Thursday, April 21, 2016

Moving On

We Americans are a people without a history. We came here to escape history. We moved West and then South to escape what little history we made here. We reinvented ourselves and became who we wanted to become. We manufactured our histories to mesh our desired future. To pull all of that off you have to forget who you were. Which  means of course that we Americans do not know ourselves.

There is a lot of moving on in Blood Meridian and there is a lot of forgetting the past and two or three times now through 152 pages Cormac McCarthy presents the theme of self-knowledge.

We were aliens in an alien land "yet not alien none of it more than were their own hearts alien in them."

The kid took one night's shelter in the hovel of a hermit, an ex-slave trader who preached some to the kid, "The way of the transgressor is hard.," "I take it ye lost your way." "Yes," the kid said. "We got off the road someways or another." "A man "can know his heart, but he dont want to. Rightly so. Best not to look in there. It aint the heart of a creature that is bound in the way that God has set for it."; who, as they were sitting around the fire, "handed through the flames a small dark thing...Some man's heart, dried and blackened.", removed from a slave's body; who may have sodomized the kid as he slept.

Roads: "We got off the road someways..." The Road is the title of another of McCarthy's books. "I believe this here is the most traveled," the kid suggests as their route to another kid, Sproule, before Sproule dies. The kid continued on.
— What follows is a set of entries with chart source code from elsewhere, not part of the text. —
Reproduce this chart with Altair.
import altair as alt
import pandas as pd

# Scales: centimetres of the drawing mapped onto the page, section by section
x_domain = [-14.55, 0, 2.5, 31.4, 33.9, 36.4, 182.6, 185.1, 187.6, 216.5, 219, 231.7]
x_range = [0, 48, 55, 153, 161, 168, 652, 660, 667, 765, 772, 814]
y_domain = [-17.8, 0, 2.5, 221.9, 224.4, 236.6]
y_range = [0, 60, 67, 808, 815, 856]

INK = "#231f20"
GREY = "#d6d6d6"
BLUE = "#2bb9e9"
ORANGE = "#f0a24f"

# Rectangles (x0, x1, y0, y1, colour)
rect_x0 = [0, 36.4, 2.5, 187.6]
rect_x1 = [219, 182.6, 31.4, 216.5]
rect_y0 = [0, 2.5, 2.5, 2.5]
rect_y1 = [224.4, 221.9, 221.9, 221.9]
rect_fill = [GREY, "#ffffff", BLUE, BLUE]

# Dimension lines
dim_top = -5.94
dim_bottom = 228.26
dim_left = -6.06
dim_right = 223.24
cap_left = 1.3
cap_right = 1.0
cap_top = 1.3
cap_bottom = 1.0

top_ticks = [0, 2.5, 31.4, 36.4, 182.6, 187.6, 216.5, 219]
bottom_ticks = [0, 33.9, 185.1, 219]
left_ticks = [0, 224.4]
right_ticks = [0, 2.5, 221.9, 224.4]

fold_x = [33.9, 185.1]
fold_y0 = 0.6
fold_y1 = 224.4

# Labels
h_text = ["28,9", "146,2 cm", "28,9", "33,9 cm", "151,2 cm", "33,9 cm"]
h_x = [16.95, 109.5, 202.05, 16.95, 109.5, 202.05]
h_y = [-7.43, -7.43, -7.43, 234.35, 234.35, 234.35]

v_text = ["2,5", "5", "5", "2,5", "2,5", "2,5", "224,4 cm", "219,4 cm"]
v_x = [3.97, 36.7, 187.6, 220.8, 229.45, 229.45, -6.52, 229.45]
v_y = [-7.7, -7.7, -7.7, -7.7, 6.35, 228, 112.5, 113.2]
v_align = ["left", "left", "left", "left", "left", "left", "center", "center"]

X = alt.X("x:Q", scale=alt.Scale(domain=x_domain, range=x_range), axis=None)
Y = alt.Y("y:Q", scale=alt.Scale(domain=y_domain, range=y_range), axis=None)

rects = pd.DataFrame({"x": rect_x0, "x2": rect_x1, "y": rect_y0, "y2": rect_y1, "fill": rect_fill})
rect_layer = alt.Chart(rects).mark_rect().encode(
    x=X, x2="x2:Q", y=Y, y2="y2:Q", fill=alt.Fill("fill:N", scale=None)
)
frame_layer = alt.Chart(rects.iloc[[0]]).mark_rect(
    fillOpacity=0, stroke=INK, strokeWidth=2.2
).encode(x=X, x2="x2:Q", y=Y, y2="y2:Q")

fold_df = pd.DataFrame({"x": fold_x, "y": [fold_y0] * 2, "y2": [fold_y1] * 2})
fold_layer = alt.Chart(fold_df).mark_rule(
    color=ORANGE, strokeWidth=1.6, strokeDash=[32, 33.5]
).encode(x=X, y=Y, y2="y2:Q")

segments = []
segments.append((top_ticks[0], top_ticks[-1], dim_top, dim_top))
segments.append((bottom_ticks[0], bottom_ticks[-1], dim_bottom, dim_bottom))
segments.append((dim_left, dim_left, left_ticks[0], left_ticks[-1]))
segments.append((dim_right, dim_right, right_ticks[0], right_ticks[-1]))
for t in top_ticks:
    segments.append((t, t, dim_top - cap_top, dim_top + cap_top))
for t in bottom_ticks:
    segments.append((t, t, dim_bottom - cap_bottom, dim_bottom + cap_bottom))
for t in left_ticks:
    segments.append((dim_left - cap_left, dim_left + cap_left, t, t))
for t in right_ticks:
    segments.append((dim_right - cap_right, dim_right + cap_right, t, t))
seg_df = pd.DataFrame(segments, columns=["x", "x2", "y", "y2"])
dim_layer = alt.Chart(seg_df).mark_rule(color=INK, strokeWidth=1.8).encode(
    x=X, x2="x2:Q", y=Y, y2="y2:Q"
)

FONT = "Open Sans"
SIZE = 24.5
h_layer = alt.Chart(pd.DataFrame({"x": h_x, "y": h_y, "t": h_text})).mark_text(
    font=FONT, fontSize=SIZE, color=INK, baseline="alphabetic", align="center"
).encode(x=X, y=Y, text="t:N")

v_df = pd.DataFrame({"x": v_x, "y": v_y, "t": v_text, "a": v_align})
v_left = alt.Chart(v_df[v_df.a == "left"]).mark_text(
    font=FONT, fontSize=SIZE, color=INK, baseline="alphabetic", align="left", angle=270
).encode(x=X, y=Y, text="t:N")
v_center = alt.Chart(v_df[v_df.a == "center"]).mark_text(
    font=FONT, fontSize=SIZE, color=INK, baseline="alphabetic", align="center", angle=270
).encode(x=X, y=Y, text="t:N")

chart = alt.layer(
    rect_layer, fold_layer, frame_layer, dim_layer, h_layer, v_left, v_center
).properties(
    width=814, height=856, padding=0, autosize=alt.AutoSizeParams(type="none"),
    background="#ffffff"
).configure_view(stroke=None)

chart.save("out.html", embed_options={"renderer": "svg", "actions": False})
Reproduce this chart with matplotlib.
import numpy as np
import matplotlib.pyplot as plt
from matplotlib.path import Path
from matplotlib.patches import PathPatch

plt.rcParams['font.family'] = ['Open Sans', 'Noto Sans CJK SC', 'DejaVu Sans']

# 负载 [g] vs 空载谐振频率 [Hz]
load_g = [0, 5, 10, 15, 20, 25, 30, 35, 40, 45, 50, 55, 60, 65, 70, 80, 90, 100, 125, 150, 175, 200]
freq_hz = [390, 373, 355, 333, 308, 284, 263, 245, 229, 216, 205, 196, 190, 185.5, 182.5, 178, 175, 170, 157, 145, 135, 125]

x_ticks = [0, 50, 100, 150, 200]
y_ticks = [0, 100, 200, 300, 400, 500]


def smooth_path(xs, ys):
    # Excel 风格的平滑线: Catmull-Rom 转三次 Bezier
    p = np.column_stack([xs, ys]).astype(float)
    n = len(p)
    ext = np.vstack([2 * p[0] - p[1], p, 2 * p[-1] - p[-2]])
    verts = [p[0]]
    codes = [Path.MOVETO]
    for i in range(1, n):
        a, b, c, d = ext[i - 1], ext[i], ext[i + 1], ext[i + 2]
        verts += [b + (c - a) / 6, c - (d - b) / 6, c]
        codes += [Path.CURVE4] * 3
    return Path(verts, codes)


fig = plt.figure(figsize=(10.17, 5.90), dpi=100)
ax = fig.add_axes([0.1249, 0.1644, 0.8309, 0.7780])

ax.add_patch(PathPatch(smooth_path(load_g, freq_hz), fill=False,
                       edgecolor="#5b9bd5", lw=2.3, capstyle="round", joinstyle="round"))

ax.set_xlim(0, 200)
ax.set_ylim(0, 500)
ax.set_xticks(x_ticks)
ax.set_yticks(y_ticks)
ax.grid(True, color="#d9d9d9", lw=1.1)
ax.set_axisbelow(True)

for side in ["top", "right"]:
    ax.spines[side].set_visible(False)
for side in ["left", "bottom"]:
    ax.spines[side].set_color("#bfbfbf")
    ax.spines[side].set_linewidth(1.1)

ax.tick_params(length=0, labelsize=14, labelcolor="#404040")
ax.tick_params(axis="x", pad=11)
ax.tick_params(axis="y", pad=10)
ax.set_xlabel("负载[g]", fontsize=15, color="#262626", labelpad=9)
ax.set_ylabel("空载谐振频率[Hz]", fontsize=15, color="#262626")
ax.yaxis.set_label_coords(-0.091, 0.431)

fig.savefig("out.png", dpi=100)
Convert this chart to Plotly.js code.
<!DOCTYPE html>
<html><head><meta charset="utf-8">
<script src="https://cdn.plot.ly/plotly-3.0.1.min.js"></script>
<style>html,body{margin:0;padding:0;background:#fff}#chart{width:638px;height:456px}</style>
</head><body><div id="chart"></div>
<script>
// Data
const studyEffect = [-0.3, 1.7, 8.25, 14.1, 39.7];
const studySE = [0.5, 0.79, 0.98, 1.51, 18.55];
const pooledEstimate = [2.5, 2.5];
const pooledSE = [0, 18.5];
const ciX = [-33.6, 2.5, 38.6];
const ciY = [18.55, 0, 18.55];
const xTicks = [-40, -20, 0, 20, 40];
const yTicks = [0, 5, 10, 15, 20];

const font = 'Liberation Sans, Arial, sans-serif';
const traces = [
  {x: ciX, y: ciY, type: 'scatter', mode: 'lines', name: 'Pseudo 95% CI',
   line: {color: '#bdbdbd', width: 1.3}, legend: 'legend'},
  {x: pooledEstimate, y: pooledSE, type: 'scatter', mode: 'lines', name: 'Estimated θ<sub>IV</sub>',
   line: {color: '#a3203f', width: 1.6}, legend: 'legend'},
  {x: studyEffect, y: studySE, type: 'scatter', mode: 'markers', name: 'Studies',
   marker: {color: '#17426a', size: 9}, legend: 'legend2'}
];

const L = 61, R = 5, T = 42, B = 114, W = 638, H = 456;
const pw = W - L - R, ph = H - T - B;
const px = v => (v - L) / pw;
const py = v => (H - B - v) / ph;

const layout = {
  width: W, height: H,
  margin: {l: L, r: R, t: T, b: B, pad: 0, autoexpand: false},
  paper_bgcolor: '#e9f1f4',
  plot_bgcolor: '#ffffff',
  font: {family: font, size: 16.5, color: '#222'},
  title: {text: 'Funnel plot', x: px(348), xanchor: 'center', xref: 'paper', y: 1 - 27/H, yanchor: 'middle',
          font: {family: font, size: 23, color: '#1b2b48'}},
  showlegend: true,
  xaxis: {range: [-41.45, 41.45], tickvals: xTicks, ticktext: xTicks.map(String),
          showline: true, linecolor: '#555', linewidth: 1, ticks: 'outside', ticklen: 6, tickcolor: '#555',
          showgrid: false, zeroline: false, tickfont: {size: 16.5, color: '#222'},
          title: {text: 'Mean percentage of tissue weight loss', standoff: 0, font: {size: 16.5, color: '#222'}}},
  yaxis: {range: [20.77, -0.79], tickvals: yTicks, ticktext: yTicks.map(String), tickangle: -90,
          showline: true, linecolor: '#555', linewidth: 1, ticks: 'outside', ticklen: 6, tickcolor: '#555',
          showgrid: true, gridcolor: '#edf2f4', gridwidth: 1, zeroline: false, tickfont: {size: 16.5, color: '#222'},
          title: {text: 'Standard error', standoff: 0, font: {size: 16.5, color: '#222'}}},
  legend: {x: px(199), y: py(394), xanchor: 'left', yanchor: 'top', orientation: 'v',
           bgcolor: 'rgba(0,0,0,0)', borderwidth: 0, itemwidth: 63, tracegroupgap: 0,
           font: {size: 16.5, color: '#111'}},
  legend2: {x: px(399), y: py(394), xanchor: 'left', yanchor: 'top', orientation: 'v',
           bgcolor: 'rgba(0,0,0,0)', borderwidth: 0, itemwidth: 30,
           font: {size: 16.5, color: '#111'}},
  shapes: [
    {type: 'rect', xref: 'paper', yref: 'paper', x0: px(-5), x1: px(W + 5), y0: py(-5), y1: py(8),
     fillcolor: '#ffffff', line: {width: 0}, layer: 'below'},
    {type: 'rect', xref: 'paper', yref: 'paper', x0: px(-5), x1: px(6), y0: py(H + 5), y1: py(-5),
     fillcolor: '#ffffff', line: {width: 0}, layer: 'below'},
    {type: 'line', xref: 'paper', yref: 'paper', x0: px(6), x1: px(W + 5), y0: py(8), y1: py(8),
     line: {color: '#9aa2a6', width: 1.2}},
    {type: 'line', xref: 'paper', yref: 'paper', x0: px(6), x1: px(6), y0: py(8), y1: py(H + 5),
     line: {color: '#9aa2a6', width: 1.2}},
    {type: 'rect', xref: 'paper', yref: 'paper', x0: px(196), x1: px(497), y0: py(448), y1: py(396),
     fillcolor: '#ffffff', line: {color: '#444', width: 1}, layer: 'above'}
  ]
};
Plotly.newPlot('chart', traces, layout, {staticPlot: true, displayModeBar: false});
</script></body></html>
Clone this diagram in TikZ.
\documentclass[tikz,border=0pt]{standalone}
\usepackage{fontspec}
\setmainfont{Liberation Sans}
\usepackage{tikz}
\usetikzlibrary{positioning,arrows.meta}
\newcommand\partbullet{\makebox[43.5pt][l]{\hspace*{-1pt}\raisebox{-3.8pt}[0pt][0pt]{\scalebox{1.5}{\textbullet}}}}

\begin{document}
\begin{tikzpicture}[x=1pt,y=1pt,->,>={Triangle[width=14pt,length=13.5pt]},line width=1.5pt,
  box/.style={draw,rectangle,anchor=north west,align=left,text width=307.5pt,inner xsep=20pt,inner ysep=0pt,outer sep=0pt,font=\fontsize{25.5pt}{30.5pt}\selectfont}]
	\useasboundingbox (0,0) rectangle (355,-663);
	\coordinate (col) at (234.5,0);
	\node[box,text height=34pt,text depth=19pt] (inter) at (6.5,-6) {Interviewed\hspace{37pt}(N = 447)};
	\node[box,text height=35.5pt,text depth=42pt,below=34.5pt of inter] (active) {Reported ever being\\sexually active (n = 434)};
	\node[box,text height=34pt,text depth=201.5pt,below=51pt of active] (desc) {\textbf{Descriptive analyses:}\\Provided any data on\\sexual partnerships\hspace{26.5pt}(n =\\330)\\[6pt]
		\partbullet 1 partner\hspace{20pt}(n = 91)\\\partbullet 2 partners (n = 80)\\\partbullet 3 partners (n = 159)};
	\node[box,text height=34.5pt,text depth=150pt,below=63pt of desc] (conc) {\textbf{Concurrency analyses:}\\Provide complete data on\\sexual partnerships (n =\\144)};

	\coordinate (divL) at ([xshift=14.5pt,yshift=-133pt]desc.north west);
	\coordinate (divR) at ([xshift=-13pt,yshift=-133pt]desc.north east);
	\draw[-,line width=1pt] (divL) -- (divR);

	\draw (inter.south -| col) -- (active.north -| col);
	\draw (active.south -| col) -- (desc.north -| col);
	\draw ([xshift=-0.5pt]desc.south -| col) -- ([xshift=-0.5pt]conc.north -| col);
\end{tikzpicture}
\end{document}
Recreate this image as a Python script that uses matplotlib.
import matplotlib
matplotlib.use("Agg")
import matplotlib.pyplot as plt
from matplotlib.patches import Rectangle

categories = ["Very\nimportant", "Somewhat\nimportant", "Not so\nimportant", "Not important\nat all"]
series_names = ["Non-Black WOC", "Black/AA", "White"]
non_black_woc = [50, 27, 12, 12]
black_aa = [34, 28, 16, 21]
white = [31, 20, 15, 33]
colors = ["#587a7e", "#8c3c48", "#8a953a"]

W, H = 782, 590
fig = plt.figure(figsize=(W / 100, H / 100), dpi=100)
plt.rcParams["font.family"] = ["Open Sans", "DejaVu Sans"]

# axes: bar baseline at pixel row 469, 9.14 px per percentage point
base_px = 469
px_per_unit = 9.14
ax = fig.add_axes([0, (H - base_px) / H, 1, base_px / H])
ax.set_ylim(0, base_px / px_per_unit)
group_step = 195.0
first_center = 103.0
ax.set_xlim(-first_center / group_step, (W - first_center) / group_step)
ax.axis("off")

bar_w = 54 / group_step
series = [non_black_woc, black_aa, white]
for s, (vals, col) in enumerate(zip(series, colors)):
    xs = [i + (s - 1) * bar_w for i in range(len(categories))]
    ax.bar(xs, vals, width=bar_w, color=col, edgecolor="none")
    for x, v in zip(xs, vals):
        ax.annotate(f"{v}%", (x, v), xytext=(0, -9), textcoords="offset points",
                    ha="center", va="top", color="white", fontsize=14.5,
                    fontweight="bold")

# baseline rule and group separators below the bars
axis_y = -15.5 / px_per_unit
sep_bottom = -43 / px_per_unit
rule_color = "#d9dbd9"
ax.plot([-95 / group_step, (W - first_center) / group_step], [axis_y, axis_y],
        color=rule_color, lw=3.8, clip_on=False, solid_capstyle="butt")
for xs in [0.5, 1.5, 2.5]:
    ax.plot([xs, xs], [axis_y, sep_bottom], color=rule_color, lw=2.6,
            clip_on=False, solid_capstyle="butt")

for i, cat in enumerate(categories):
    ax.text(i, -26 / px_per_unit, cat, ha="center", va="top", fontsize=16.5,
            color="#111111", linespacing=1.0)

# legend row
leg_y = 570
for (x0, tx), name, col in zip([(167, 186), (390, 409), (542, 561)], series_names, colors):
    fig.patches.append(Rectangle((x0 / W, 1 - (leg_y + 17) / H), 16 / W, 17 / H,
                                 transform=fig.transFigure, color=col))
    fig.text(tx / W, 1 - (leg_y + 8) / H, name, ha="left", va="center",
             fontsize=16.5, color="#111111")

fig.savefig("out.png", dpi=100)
The history problem: "What is to be deviates no jot from the book wherein it's writ," the judge says to one of the riders who begs the judge not to draw his likeness in the judge's ubiquitous book.

We can never really forget all of our history, which is cyclical anyway and thus from which there is no escape. The kid's mother died in his childbirth. She "did incubate in her own bosom the creature who would carry her off."

The riders and another party part each "pursuing as all travelers must inversions without end upon other men's journeys."

The kid makes the acquaintance of a man named Toadvine. He makes the acquaintance under the circumstances of Toadvine trying to kill him. He and Toadvine become friends.

The forgetting antidote to the history problem: When the kid's mother dies his father never speaks her name again and the kid never learns her name.

When the kid and Toadvine commit a murder together and have to flee, Toadvine stops off at home to gather some things and abandons his wife who briefly chases after him. "He didn't look back."

When two riders die on the trek "The men turned out in the early morning darkness to dig their graves...covered them with stones and rode on again. They rode on." Another one died and they "buried him also and rode on." They encounter skeletons of other men, a wagon full of dead bodies, including a boy, another boy dies while they are encamped in a a ruined church. "They rode one." "They moved on." After the Comanche attack the eight survivors "had gone on."

Churches: Every one of them so far a church in ruins or, as McCarthy phrases it once, "a ruinous church."  Churches are the scenes of slaughter and death, every one. "They went on." They went on, moved on, rode on, past and through all death and "didn't look back."

 There is an "expriest" among the riders who does some sermonizing from the Good Book to the kid but the expriest is also the Dennis Hopper character in Apocalypse Now and in chapter ten sermonizes to the kid about the demigod judge who also delivers a sermon to the riders. The Judge/Kurtz keeps a book too.